What CFPB wants to hear about
Cordray outlined five specific areas his bureau seeks comment on:
• Access to credit—Would the use of alternative data to create or augment a credit score increase access to credit by helping lenders better assess consumer creditworthiness?
“We know that some lenders will not loan money to consumers with a credit score that is less than, say, 620. But they might do so if alternative data suggest that a particular consumer with such a score would be less likely to default on the loan,” Cordray said.
• Complexity of the process—Would the use of this information make credit decisions more complex for both consumers and industry?
• Costs and service—Would the use of alternative data, new ways to analyze it, and new technologies impact costs and services in credit decisions?
“On the one hand, new analytical methods based on unconventional information could produce a faster, less complicated application process, with lower operating costs for lenders and lower loan costs for borrowers,” said Cordray. “On the other hand, the accumulation of more and more alternative data could create a tangle of information that is harder for people to understand and unravel.”
• Privacy and security—What would be the implications for privacy and security issues through the use of alternative data that contains sensitive information?
“We want to know whether this information is reliable and whether its use is transparent to consumers,” said Cordray. “…We are also exploring whether some information is more prone to errors because it was collected under weaker standards in place at the time.”
• Impact on specific groups—Would the use of alternative data affect certain groups or behaviors in unpredictable ways?
CFPB and the Obama Department of Justice used the fair-lending concept of “disparate impact,” and this point clearly arises from such thinking.
“Other data may be strongly correlated with characteristics such as race or gender, which could enable lenders to do indirectly what they are forbidden from doing directly: drawing conclusions about whether to make a loan based on a person’s race, gender or other prohibited categories,” Cordray suggested.

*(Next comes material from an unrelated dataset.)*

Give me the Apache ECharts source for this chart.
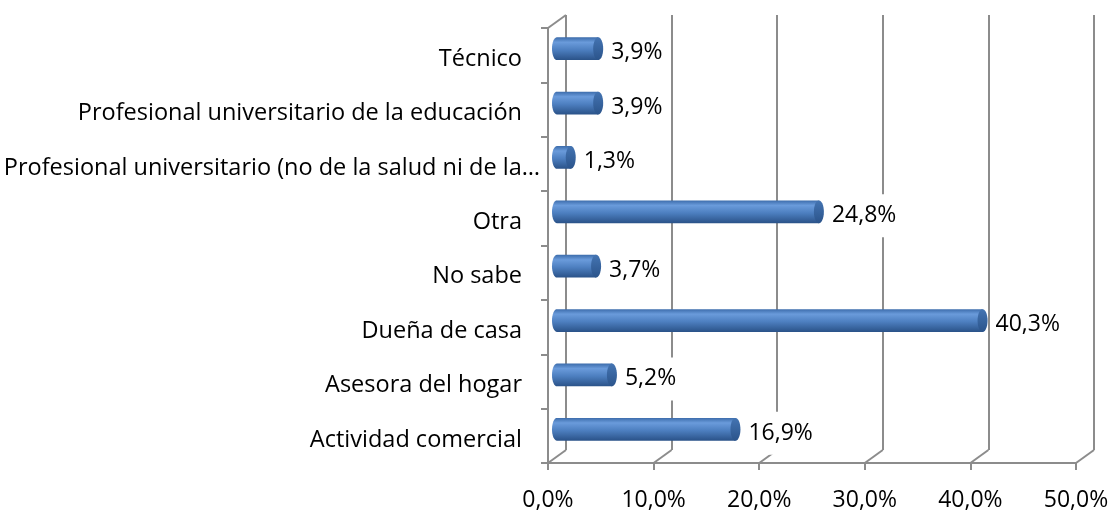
<!DOCTYPE html>
<html>
<head>
<meta charset="utf-8">
<script src="https://cdn.jsdelivr.net/npm/echarts@6/dist/echarts.min.js"></script>
<style>
  html, body { margin: 0; padding: 0; background: #fff; }
  #main { width: 1112px; height: 510px; }
</style>
</head>
<body>
<div id="main"></div>
<script>
// categories bottom -> top (category axis starts at the bottom)
var categories = [
  'Actividad comercial',
  'Asesora del hogar',
  'Dueña de casa',
  'No sabe',
  'Otra',
  'Profesional universitario (no de la salud ni de la…',
  'Profesional universitario de la educación',
  'Técnico'
];
var values = [16.9, 5.2, 40.3, 3.7, 24.8, 1.3, 3.9, 3.9];
var xTicks = [0, 10, 20, 30, 40, 50];

var FONT = '"Open Sans", Lato, sans-serif';
var GRAY = '#8c8c8c';
// depth of the 3d box (back wall offset)
var DX = 18, DY = -13;

function fmt(v, d) {
  return v.toFixed(d).replace('.', ',') + '%';
}

// ellipse points (shape geometry only)
function ellipsePts(cx, cy, rx, ry, a0, a1, n) {
  var pts = [];
  for (var i = 0; i <= n; i++) {
    var a = a0 + (a1 - a0) * i / n;
    pts.push([cx + rx * Math.cos(a), cy + ry * Math.sin(a)]);
  }
  return pts;
}

function renderFrame(params, api) {
  var cs = params.coordSys;
  var x = api.coord([api.value(0), 0])[0];
  var yb = cs.y + cs.height;
  var children = [{
    type: 'line',
    shape: { x1: x, y1: yb, x2: x + DX, y2: yb + DY },
    style: { stroke: GRAY, lineWidth: 2 }
  }];
  if (params.dataIndex === 0) {
    children.push({
      type: 'line',
      shape: { x1: x, y1: cs.y, x2: x + DX, y2: cs.y + DY },
      style: { stroke: GRAY, lineWidth: 2 }
    });
  }
  return { type: 'group', children: children };
}

function renderBar(params, api) {
  var val = api.value(0);
  var idx = api.value(1);
  var p0 = api.coord([0, idx]);
  var p1 = api.coord([val, idx]);
  var ry = api.size([0, 1])[1] * 0.21;
  var rx = 5;
  var cy = p0[1];
  var body = ellipsePts(p0[0], cy, rx, ry, -Math.PI / 2, -3 * Math.PI / 2, 16);
  body.push([p1[0], cy + ry], [p1[0], cy - ry]);
  var cap = ellipsePts(p1[0], cy, rx, ry, 0, Math.PI * 2, 30);
  return {
    type: 'group',
    children: [{
      type: 'polygon',
      shape: { points: body },
      style: {
        fill: new echarts.graphic.LinearGradient(0, 0, 0, 1, [
          { offset: 0, color: '#3c6cab' },
          { offset: 0.22, color: '#6a9bdb' },
          { offset: 0.55, color: '#4d7fc0' },
          { offset: 1, color: '#2a5288' }
        ])
      }
    }, {
      type: 'polygon',
      shape: { points: cap },
      style: {
        fill: new echarts.graphic.LinearGradient(0, 0, 0, 1, [
          { offset: 0, color: '#4474b2' },
          { offset: 1, color: '#2b548b' }
        ])
      }
    }, {
      type: 'text',
      x: p1[0] + rx + 4,
      y: cy + 4,
      style: {
        text: fmt(val, 1),
        fill: '#000',
        font: '23px ' + FONT,
        verticalAlign: 'middle',
        backgroundColor: '#fff',
        padding: [10, 4]
      }
    }]
  };
}

// the truncated label sits closer to the axis than the others
var catData = categories.map(function (c) {
  if (c.slice(-1) === '…') {
    return { value: c, textStyle: { padding: [0, 0, 0, 0], verticalAlign: 'top', lineHeight: 8 } };
  }
  return c;
});

var chart = echarts.init(document.getElementById('main'));

var noBounds = { outerBoundsMode: 'none', containLabel: false };
var option = {
  backgroundColor: '#fff',
  animation: false,
  textStyle: { fontFamily: FONT },
  grid: [
    // front plane
    Object.assign({ left: 548, right: 36, top: 28, bottom: 47 }, noBounds),
    // back wall
    Object.assign({ left: 548 + DX, right: 36 - DX, top: 28 + DY, bottom: 47 - DY }, noBounds),
    // middle plane (bars)
    Object.assign({ left: 548 + DX / 2, right: 36 - DX / 2, top: 28 + DY / 2, bottom: 47 - DY / 2 }, noBounds)
  ],
  xAxis: [{
    gridIndex: 0, type: 'value', min: 0, max: 50, interval: 10,
    axisLine: { show: true, lineStyle: { color: GRAY, width: 2 } },
    axisTick: { show: true, length: 7, lineStyle: { color: GRAY, width: 2 } },
    axisLabel: { color: '#000', fontSize: 23, margin: 26, formatter: function (v) { return fmt(v, 1); } },
    splitLine: { show: false }
  }, {
    gridIndex: 1, type: 'value', min: 0, max: 50, interval: 10,
    axisLine: { show: false }, axisTick: { show: false }, axisLabel: { show: false },
    splitLine: { show: true, lineStyle: { color: GRAY, width: 2 } }
  }, {
    gridIndex: 2, type: 'value', min: 0, max: 50, interval: 10, show: false
  }],
  yAxis: [{
    gridIndex: 0, type: 'category', data: catData,
    axisLine: { show: true, lineStyle: { color: GRAY, width: 2 } },
    axisTick: { show: true, length: 7, lineStyle: { color: GRAY, width: 2 } },
    axisLabel: {
      color: '#000', fontSize: 23.5, margin: 8, padding: [0, 18, 0, 0],
      verticalAlign: 'top', lineHeight: 8
    }
  }, {
    gridIndex: 1, type: 'category', data: categories, show: false
  }, {
    gridIndex: 2, type: 'category', data: categories, show: false
  }],
  series: [{
    type: 'custom',
    xAxisIndex: 0, yAxisIndex: 0,
    clip: false,
    silent: true,
    data: xTicks.map(function (v) { return [v, 0]; }),
    renderItem: renderFrame
  }, {
    type: 'custom',
    xAxisIndex: 2, yAxisIndex: 2,
    clip: false,
    data: values.map(function (v, i) { return [v, i]; }),
    renderItem: renderBar
  }]
};

chart.setOption(option);
</script>
</body>
</html>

Maybe “invisibles” prefer it that way?
NCLC’s Wu pointed out some of the hazards that the use of alternative data could pose if not handled correctly. One, she said, is the assumption that credit invisibility is always bad.
“For employment and insurance, where a negative credit report or a low score could harm job prospects or increase rates, it’s often better to have no credit history,” she said, echoing a point made in NCLC’s 2015 statement.
Also, she pointed out that many times records are only kept when consumers fail to pay or fall behind payments on rent or utilities; or else the information recorded may be incomplete, inaccurate, or immaterial, such as information derived from mobile device use or social media sources.
“Not all alternative data used to create a potential credit score is created equal,” Wu said.
Comments on the CFPB’s request must be received by May 19.